The legislation, sponsored by Rep. Chris Smith (R-NJ), was approved by the House of Representatives in July in a 401-20 vote, but still awaits a vote in the Senate.
In lending support to the legislation, Bishop Dorsonville was joined by the leaders of Catholic Charities USA, Catholic Relief Services, and the Catholic Health Association.
Welcoming growth as world population hits 8 billion (Wall Street Journal) With the UN predicting that the world’s population will hit 8 billion this month, William McGurn of the Wall Street Journal asks: “Are human beings good?”
If human life is a good thing, McGurn reasons, we should celebrate the growth of the species. Citing the work of the late Julian Simon, and a new book entitled Superabundance, he makes the case that population growth is not a danger but a blessing.
UN, abuse survivor groups seek Vatican investigation of Nobel laureate Belo (AP) Bishop Carlos Felipe Ximenes Belo won the Nobel Peace Prize in 1996 for his work on behalf of human rights in East Timor and resigned from his post in the Dili diocese in 2002, at the age of 54, citing health reasons. Following a report that Bishop Belo had sexually abused minors, a Vatican spokesman said that the Vatican learned of allegations in 2019 and imposed secret sanctions on him in 2020.
“These allegations are truly shocking and need to be fully investigated,” said Stéphane Dujarric, spokesman for UN Secretary-General António Guterres.
“The Vatican’s suggestion that it first learned of the allegations in the last few years doesn’t pass the smell test. It is wholly implausible,” said Anne Barrett-Doyle of Bishop Accountability. “Signs point to the real possibility that Belo is another McCarrick – an acclaimed churchman whose predations were known to many Church officials.”
Your mission also has a maternal aspect, Pope tells Thomas Aquinas fraternity (Vatican News) On September 30, Pope Francis received members of the Fraternidad de Agrupaciones Santo Tomás de Aquino (Fraternity of St. Thomas Aquinas Groups).
Founded in 1962, the Argentine Dominican youth organization attained Vatican recognition as an international association of the faithful in 1997.

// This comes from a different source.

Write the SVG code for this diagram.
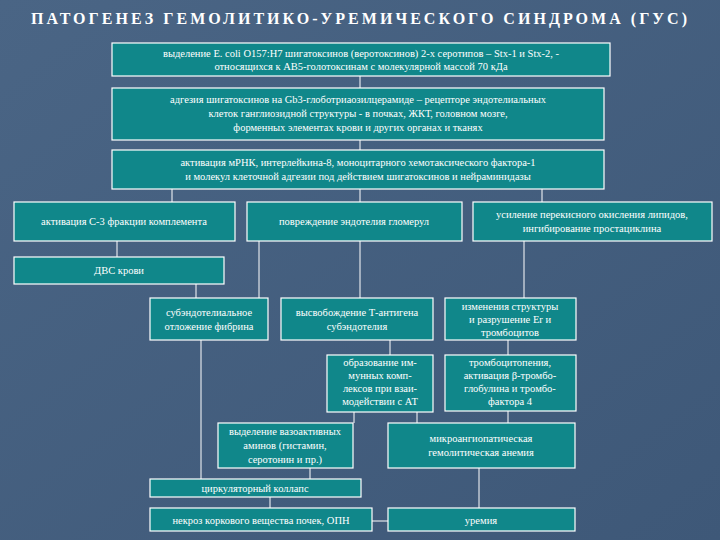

“It is important that you remember that teaching is precisely one of the works of spiritual mercy,” the Pope told members of the association. “Mary teaches us to be evangelizers of culture, youth, and families by bringing divine tenderness.”
'Allow your beauty to shine!': papal message to Ursuline Global Education Compact (Vatican News) On September 30, the Vatican Press Office made public a papal message, dated September 21, to participants in the Ursuline Global Education Compact.
The Ursulines are a women’s teaching order founded by St. Angela Merici in 1535. Pope Francis first outlined his vision for a Global Compact on Education in a 2019 message.
“The first thing I wish to tell you, dear young people, is allow your beauty to shine!” the Pope wrote in his message. “True beauty, not like that of worldly fashion. In our society, suffocated by so much unpleasantness.”
“The second thing I wish to tell you concerns doing,” he added. “The beauty that Jesus revealed to us is a splendor that communicates itself through action; a beauty that is embodied in order to be shared; a beauty that is not afraid of getting its hands dirty, of becoming disfigured in order to be faithful to the love of which it is made.”